The audit firm, previously known as Ernst & Young, also faces a probe by the Financial Reporting Council.
It is expected to be questioned today by the Business, Energy and Industrial Strategy select committee about a report it wrote that was used to award former Thomas Cook CEO Manny Fontenla-Novoa a £5 million bonus, said the BBC.
The bonus was paid after he orchestrated a much-criticised merger in 2007 with MyTravel.
The company’s annual report shows the bonus was paid following ‘an independent review of synergy benefits’ undertaken by EY in September 2008.

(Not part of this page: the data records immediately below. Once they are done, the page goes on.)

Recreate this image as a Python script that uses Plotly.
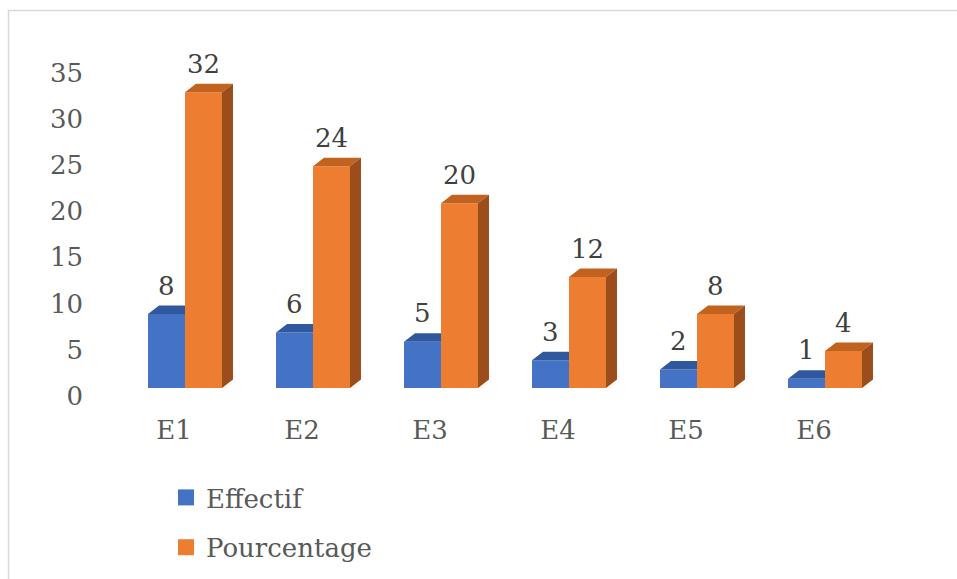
import plotly.graph_objects as go

categories = ["E1", "E2", "E3", "E4", "E5", "E6"]
effectif = [8, 6, 5, 3, 2, 1]
pourcentage = [32, 24, 20, 12, 8, 4]
y_ticks = [0, 5, 10, 15, 20, 25, 30, 35]

# styling / geometry constants
W, H = 957, 579
ML, MR, MT, MB = 121, 68, 46, 191
PLOT_W = W - ML - MR
PLOT_H = H - MT - MB
YMAX = 37.0
BW = 0.289                       # bar width (category units)
DX = 11 / (PLOT_W / 6)           # 3D depth horizontally (category units)
DY = 8.5 / (PLOT_H / YMAX)       # 3D depth vertically (value units)

BLUE, BLUE_TOP = "#4472C4", "#30589F"
ORANGE, ORANGE_TOP, ORANGE_SIDE = "#ED7D31", "#C2621F", "#9B4D1C"
FONT = "DejaVu Serif, serif"
FS = 26
AXIS_COL = "#595959"
LABEL_COL = "#404040"

xs = list(range(len(categories)))
fig = go.Figure()

# front faces
fig.add_trace(go.Bar(x=xs, y=effectif, width=BW, offset=-BW, marker=dict(color=BLUE, line=dict(width=0)),
                     showlegend=False, hoverinfo="skip"))
fig.add_trace(go.Bar(x=xs, y=pourcentage, width=BW, offset=0, marker=dict(color=ORANGE, line=dict(width=0)),
                     showlegend=False, hoverinfo="skip"))

# 3D faces built from the data
for i, (b, v) in enumerate(zip(effectif, pourcentage)):
    fig.add_trace(go.Scatter(
        x=[i - BW, i - BW + DX, i, i, i - BW],
        y=[b, b + DY, b + DY, b, b],
        fill="toself", fillcolor=BLUE_TOP, mode="lines", line=dict(width=0),
        showlegend=False, hoverinfo="skip"))
    fig.add_trace(go.Scatter(
        x=[i, i + DX, i + BW + DX, i + BW, i],
        y=[v, v + DY, v + DY, v, v],
        fill="toself", fillcolor=ORANGE_TOP, mode="lines", line=dict(width=0),
        showlegend=False, hoverinfo="skip"))
    fig.add_trace(go.Scatter(
        x=[i + BW, i + BW + DX, i + BW + DX, i + BW, i + BW],
        y=[0, DY, v + DY, v, 0],
        fill="toself", fillcolor=ORANGE_SIDE, mode="lines", line=dict(width=0),
        showlegend=False, hoverinfo="skip"))

# data labels
for i, (b, v) in enumerate(zip(effectif, pourcentage)):
    for val, cx in ((b, i - BW / 2), (v, i + BW / 2)):
        fig.add_annotation(x=cx, y=val + DY, text=str(val), showarrow=False,
                           xanchor="center", yanchor="bottom", yshift=3,
                           font=dict(family=FONT, size=FS, color=LABEL_COL))

# legend entries
fig.add_trace(go.Scatter(x=[None], y=[None], mode="markers", name="Effectif", legendgroup="a",
                         marker=dict(symbol="square", size=16, color=BLUE)))
fig.add_trace(go.Scatter(x=[None], y=[None], mode="markers", name="Pourcentage", legendgroup="b",
                         marker=dict(symbol="square", size=16, color=ORANGE)))

def px_x(p):
    return (p - ML) / PLOT_W

def px_y(p):
    return (MT + PLOT_H - p) / PLOT_H

fig.add_shape(type="rect", xref="paper", yref="paper",
              x0=px_x(8.5), x1=px_x(975), y0=px_y(10.5), y1=px_y(600),
              line=dict(color="#D9D9D9", width=1.5), fillcolor="rgba(0,0,0,0)", layer="below")

fig.update_layout(
    template="none",
    width=W, height=H, autosize=False,
    margin=dict(l=ML, r=MR, t=MT, b=MB, pad=0, autoexpand=False),
    paper_bgcolor="white", plot_bgcolor="white",
    barmode="overlay",
    font=dict(family=FONT, size=FS, color=AXIS_COL),
    xaxis=dict(range=[-0.5, 5.5], tickvals=xs, ticktext=categories, showgrid=False, zeroline=False,
               showline=False, ticks="", ticklabelshift=-11, ticklabelstandoff=24, automargin=False,
               tickfont=dict(family=FONT, size=FS, color=AXIS_COL), fixedrange=True),
    yaxis=dict(range=[0, YMAX], tickvals=y_ticks, showgrid=False, zeroline=False, showline=False,
               ticks="", ticklabelshift=8, ticklabelstandoff=37, automargin=False,
               tickfont=dict(family=FONT, size=FS, color=AXIS_COL), fixedrange=True),
    legend=dict(orientation="v", xref="container", yref="container",
                x=166 / W, y=1 - 474 / H, xanchor="left", yanchor="top",
                font=dict(family=FONT, size=FS, color=AXIS_COL), tracegroupgap=13,
                bgcolor="rgba(0,0,0,0)"),
    showlegend=True,
)

fig.write_html("out.html")
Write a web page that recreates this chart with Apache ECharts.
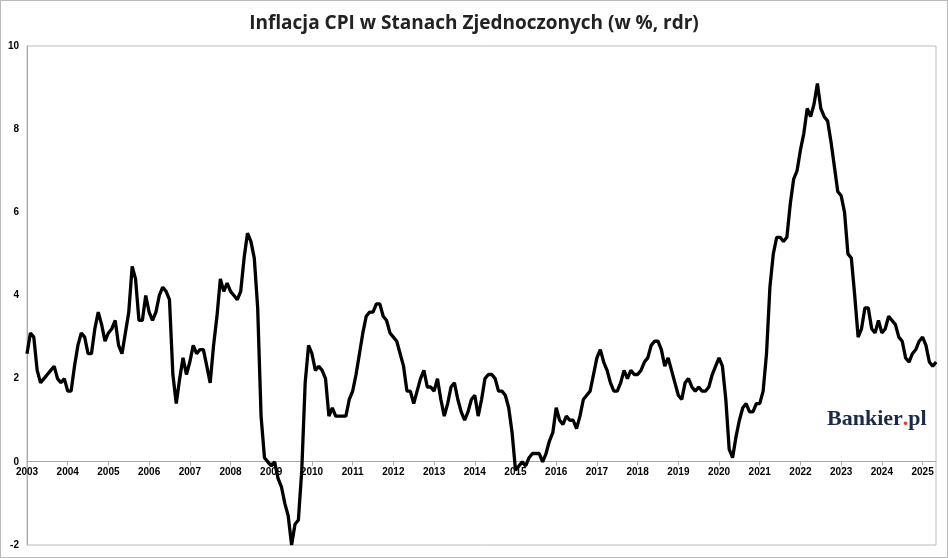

“These additional synergies include improved terms negotiated with accommodation providers and overseas agents together with increased hotel settlement income.
“Such synergies being enhanced as a consequence of a healthier negotiation position post merger,” the annual report said.
In May 2019, Thomas Cook made a first-half loss £1.5 billion, of which £1.1 billion was due to the decision to write down the value of MyTravel.
At the time, EY said there was ‘significant doubt’ whether Thomas Cook could continue as a going concern.
Select committee chair Rachel Reeves told the BBC both EY and PwC, which audited Thomas Cook before 2017, could expect tough questioning at today’s hearing.
“I think we should be able to claw back bonuses and salary when directors are culpable for running a company into the ground. But you should also have checks and balances, and the checks and balances are the auditors, are the regulators,” she said.
“All of them have questions to answer about the extent to which they were asking the tough questions the directors didn’t want to answer,” she said.
Manny Fontenla-Novoa and his immediate successor at Thomas Cook, Harriet Green, are due to be appear before the select committee tomorrow.